The Telangana government has adopted a framework to use drones for last-mile delivery of essential medical supplies such as blood and medical samples in an effort to increase the access to healthcare to communities across the state.
The framework has been co-designed by the World Economic Forum (WEF) and Apollo Hospitals Group Healthnet Global Limited. In July, Telangana submitted a proposal for its drone policy to the Directorate General of Civil Aviation (DGCA). The state hopes to become ‘beyond visual line of sight’ (BVLOS) compliant, making commercial use of drones possible.

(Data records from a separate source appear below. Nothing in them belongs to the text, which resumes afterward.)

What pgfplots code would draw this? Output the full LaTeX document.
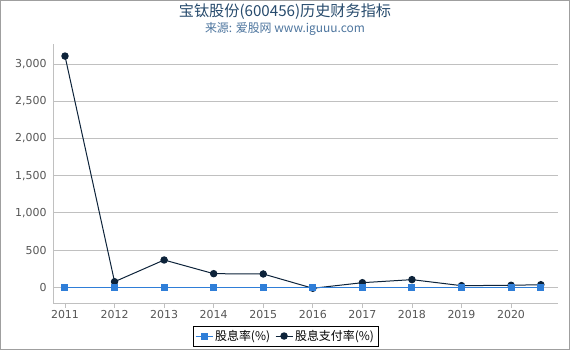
\documentclass[border=0pt]{standalone}
\usepackage{fontspec}
\setmainfont{DejaVu Sans}
\newfontfamily\cjk{Noto Sans CJK SC}
\usepackage{pgfplots}
\pgfplotsset{compat=1.18}
\definecolor{c1}{HTML}{2F7ED8}
\definecolor{c2}{HTML}{0D233A}
\definecolor{tt}{HTML}{274B6D}
\definecolor{st}{HTML}{4D759E}
\definecolor{tickc}{HTML}{555555}
\definecolor{gridc}{HTML}{C0C0C0}
\begin{document}
\begin{tikzpicture}[x=1bp,y=1bp]
\path[use as bounding box] (0,0) rectangle (570,350);
\draw[gray!75, line width=1bp] (0.5,0.5) rectangle (569.5,349.5);
\node[font=\cjk\fontsize{15.2}{17}\selectfont, text=tt] at (285,338) {宝钛股份(600456)历史财务指标};
\node[font=\cjk\fontsize{12}{14}\selectfont, text=st] at (285,321.5) {来源: 爱股网 www.iguuu.com};
\begin{axis}[at={(53bp,47bp)}, anchor=south west, scale only axis,
  width=505bp, height=259bp,
  xmin=2010.758, xmax=2020.947, ymin=-211, ymax=3269,
  axis x line*=bottom, axis y line*=left,
  axis line style={gridc, line width=0.8bp, -},
  xtick={2011,...,2020}, ytick={0,500,...,3000},
  ymajorgrids, grid style={gridc, line width=0.8bp},
  tick align=outside, major tick length=5bp,
  xtick style={gridc, line width=0.8bp},
  ytick style={draw=none},
  /pgf/number format/assume math mode=true,
  xticklabel style={/pgf/number format/1000 sep=, font=\fontsize{11}{13}\selectfont, text=tickc, yshift=1bp},
  yticklabel style={/pgf/number format/1000 sep={,}, font=\fontsize{11}{13}\selectfont, text=tickc, xshift=2bp},
  legend columns=2,
  legend style={at={(0.5,0)}, anchor=north, yshift=-23bp, xshift=-20bp, draw=black, fill=white,
    font=\cjk\fontsize{12}{14}\selectfont, inner sep=2bp,
    /tikz/every even column/.append style={column sep=3bp}},
  legend cell align=left,
]
\addlegendimage{c1, line width=1bp, mark=square*, mark size=3bp, mark options={c1}}
\addlegendentry{股息率(\%)}
\addlegendimage{c2, line width=1bp, mark=*, mark size=3.2bp, mark options={c2}}
\addlegendentry{股息支付率(\%)}
\addplot[c2, line width=1bp, mark=*, mark size=3.2bp, mark options={c2}, forget plot] coordinates {
(2011,3107) (2012,75) (2013,367) (2014,183) (2015,179) (2016,-13) (2017,62) (2018,103) (2019,22) (2020,27) (2020.6,35)};
\addplot[c1, line width=1bp, mark=square*, mark size=3bp, mark options={c1}, forget plot] coordinates {
(2011,0) (2012,0) (2013,0) (2014,0) (2015,0) (2016,0) (2017,0) (2018,0) (2019,0) (2020,0) (2020.6,0)};
\end{axis}
\end{tikzpicture}
\end{document}
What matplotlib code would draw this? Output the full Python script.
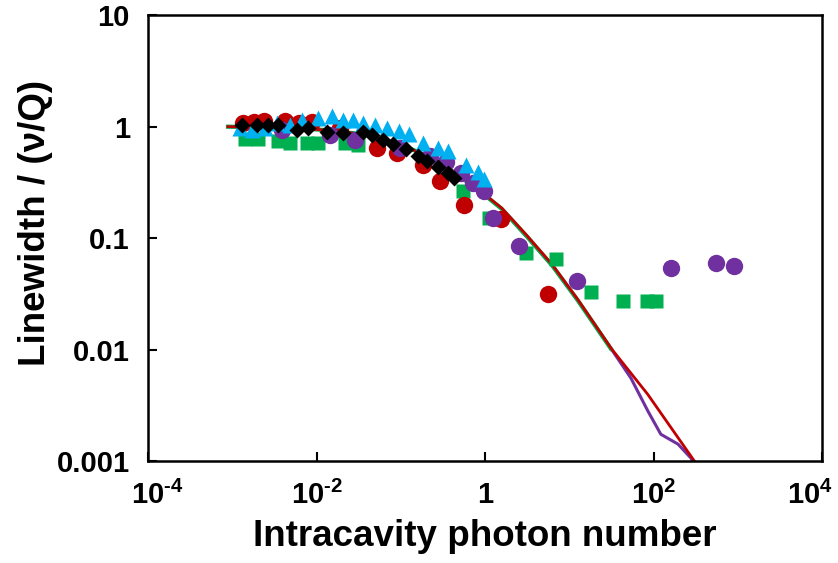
import numpy as np
import matplotlib
matplotlib.use("Agg")
import matplotlib.pyplot as plt
import matplotlib.transforms as mtransforms

plt.rcParams['font.family'] = ['Liberation Sans', 'DejaVu Sans']
plt.rcParams['font.weight'] = 'bold'
plt.rcParams['mathtext.fontset'] = 'custom'
plt.rcParams['mathtext.rm'] = 'Liberation Sans:bold'
plt.rcParams['mathtext.it'] = 'Liberation Sans:bold'
plt.rcParams['mathtext.bf'] = 'Liberation Sans:bold'

# measured points (photon number, linewidth normalised to nu/Q)
red_x = [0.00135, 0.0018, 0.00239, 0.00426, 0.0062, 0.00891, 0.0192, 0.0528, 0.0914, 0.186, 0.296, 0.557, 1.53, 5.55]
red_y = [1.08, 1.10, 1.12, 1.12, 1.08, 1.10, 0.97, 0.65, 0.586, 0.457, 0.328, 0.200, 0.149, 0.0316]

green_x = [0.00142, 0.00203, 0.00352, 0.00488, 0.00778, 0.0105, 0.022, 0.0314,
           0.542, 1.10, 3.04, 6.92, 18.0, 43.3, 83.6, 107]
green_y = [0.78, 0.78, 0.74, 0.72, 0.71, 0.71, 0.71, 0.68,
           0.267, 0.152, 0.074, 0.0653, 0.033, 0.0274, 0.0274, 0.0274]

purple_x = [0.00392, 0.0146, 0.0289, 0.0991, 0.225, 0.340, 0.513, 0.713, 0.962,
            1.23, 2.51, 12.3, 161, 552, 904]
purple_y = [0.925, 0.834, 0.752, 0.650, 0.551, 0.486, 0.387, 0.315, 0.267,
            0.152, 0.0855, 0.0414, 0.0542, 0.0601, 0.0565]

blue_x = [0.00124, 0.00173, 0.00246, 0.00342, 0.00488, 0.00678, 0.0105, 0.0154, 0.0208,
          0.0274, 0.036, 0.05, 0.0695, 0.094, 0.124, 0.186, 0.273, 0.359, 0.587, 0.817, 0.962]
blue_y = [0.964, 0.925, 0.964, 1.07, 1.03, 1.14, 1.19, 1.24, 1.14,
          1.14, 1.09, 1.03, 0.964, 0.906, 0.851, 0.721, 0.650, 0.611, 0.457, 0.395, 0.342]

black_x = [0.00131, 0.00198, 0.00267, 0.00352, 0.00592, 0.00798, 0.0134, 0.0208, 0.036,
           0.046, 0.0622, 0.0818, 0.114, 0.158, 0.207, 0.273, 0.359, 0.424]
black_y = [1.03, 1.03, 1.03, 1.03, 0.925, 0.964, 0.887, 0.869, 0.887,
           0.834, 0.752, 0.706, 0.637, 0.551, 0.497, 0.439, 0.387, 0.349]

# theory curves
red_cx = [0.00089, 0.0025, 0.0063, 0.0158, 0.0398, 0.1, 0.2, 0.398, 0.794, 1.58, 3.16, 6.31, 12.6, 31.6, 85.1, 355]
red_cy = [1.0, 0.989, 0.966, 0.923, 0.841, 0.692, 0.55, 0.407, 0.282, 0.186, 0.105, 0.0575, 0.0282, 0.0102, 0.00398, 0.00085]

green_cx = [0.00089, 0.0025, 0.0063, 0.0158, 0.0398, 0.1, 0.2, 0.398, 0.794, 1.58, 3.16, 6.31, 12.6, 31.1]
green_cy = [1.0, 0.989, 0.966, 0.923, 0.841, 0.692, 0.55, 0.405, 0.279, 0.183, 0.103, 0.0565, 0.0277, 0.0102]

purple_cx = [0.00089, 0.0025, 0.0063, 0.0158, 0.0398, 0.1, 0.2, 0.398, 0.794, 1.58, 3.16, 6.31, 12.6, 31.6,
             53.8, 85.7, 122, 195, 279, 320]
purple_cy = [1.0, 0.989, 0.966, 0.923, 0.841, 0.692, 0.55, 0.404, 0.278, 0.182, 0.102, 0.056, 0.0275, 0.0101,
             0.00556, 0.00281, 0.00174, 0.00142, 0.00106, 0.00088]

xticks = [1e-4, 1e-2, 1, 1e2, 1e4]
xticklabels = [r'10$^{\text{-4}}$', r'10$^{\text{-2}}$', '1', r'10$^{\text{2}}$', r'10$^{\text{4}}$']
yticks = [0.001, 0.01, 0.1, 1, 10]
yticklabels = ['0.001', '0.01', '0.1', '1', '10']

c_red = '#C00000'
c_green = '#00B050'
c_purple = '#7030A0'
c_blue = '#00B0F0'

fig = plt.figure(figsize=(8.38, 5.63), dpi=100)
ax = fig.add_axes([0.1766, 0.181, 0.8044, 0.792])

ax.plot(purple_cx, purple_cy, color=c_purple, lw=2.2, zorder=1)
ax.plot(green_cx, green_cy, color=c_green, lw=3.0, zorder=1.1)
ax.plot(red_cx, red_cy, color=c_red, lw=2.0, zorder=1.2)

ax.plot(green_x, green_y, 's', color=c_green, ms=10.5, mec='none', zorder=2)
ax.plot(red_x, red_y, 'o', color=c_red, ms=12.5, mec='none', zorder=3)
ax.plot(purple_x, purple_y, 'o', color=c_purple, ms=12.5, mec='none', zorder=4)
ax.plot(blue_x, blue_y, '^', color=c_blue, ms=12, mec='none', zorder=5)
ax.plot(black_x, black_y, 'D', color='black', ms=8.5, mec='none', zorder=6)

ax.set_xscale('log')
ax.set_yscale('log')
ax.set_xlim(1e-4, 1e4)
ax.set_ylim(0.001, 10)
ax.set_xticks(xticks)
ax.set_xticklabels(xticklabels)
ax.set_yticks(yticks)
ax.set_yticklabels(yticklabels)
ax.minorticks_off()
ax.tick_params(direction='in', length=6.5, width=1.5, labelsize=21, pad=14)
ax.tick_params(axis='y', pad=13)
for s in ax.spines.values():
    s.set_linewidth(1.8)

# nudge the outer x labels inward like the original
labs = ax.get_xticklabels()
labs[0].set_transform(labs[0].get_transform() + mtransforms.ScaledTranslation(9 / 100, 0, fig.dpi_scale_trans))
labs[-1].set_transform(labs[-1].get_transform() + mtransforms.ScaledTranslation(-12 / 100, 0, fig.dpi_scale_trans))

ax.set_xlabel('Intracavity photon number', fontsize=26.5, fontweight='bold', labelpad=7)
ax.set_ylabel('Linewidth / (\u03bd/Q)', fontsize=26.5, fontweight='bold')
ax.yaxis.set_label_coords(-0.141, 0.535)

fig.savefig('out.png', dpi=100)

In its press release, the WEF underlined the core advantage of their use: reduction of the time taken to transport material, and improving supply chain efficiency. It cited the example of Rwanda, where drone-related pilot projects have been implemented on a national scale to deliver medical supplies without delay and at scheduled intervals.
“Adopting this framework brings Telangana one step closer to rolling out a system that could save lives. It outlines what challenges drones can solve, how to oversee operations and how to implement them. We are looking forward to the next steps of this project,” Timothy Reuter, Head of Aerospace and Drones for the WEF was quoted in the WEF release as saying.
The project is a part of the WEF’s “Medicine from the Sky” initiative that aims to develop source materials for policymakers and health systems to analyse the challenges that come with drone delivery, and to compare this model with other competing delivery models.
A drone is an aircraft that operates without a pilot on board and is referred to as an Unmanned Aerial Vehicle (UAV). It has three subsets: Remotely Piloted Aircraft (RPA), Autonomous Aircraft, and Model Aircraft. An RPA can be further classified into five types on the basis of weight: nano, micro, small, medium and large. RPAs are aircraft that are piloted from remote pilot stations.
In India, the Directorate General of Civil Aviation (DGCA) under the Ministry of Civil Aviation acts as the regulatory body in the field of civil aviation, responsible for regulating air transport and ensuring compliance to civil aviation requirements, air safety, and airworthiness standards.
The DGCA’s drone policy requires all owners of RPAs, except drones in the smallest ‘nano’ category, to seek permission for flights, and comply with regulations including registration, and operating hours (only during the day) and areas (not above designated high security zones).
There is no blanket permission for flying BVLOS; the visual line of sight being 450 m with a minimum ground visibility of 5 km. The food delivery platform Zomato has tried out a drone to deliver a payload of up to 5 kg to a distance of 5 km, flying at a maximum speed of 80 km/h; however, regulations do not yet allow the delivery of food by drones.
A change of regulations will be required before largescale use of drones can be made possible for medical or other purposes.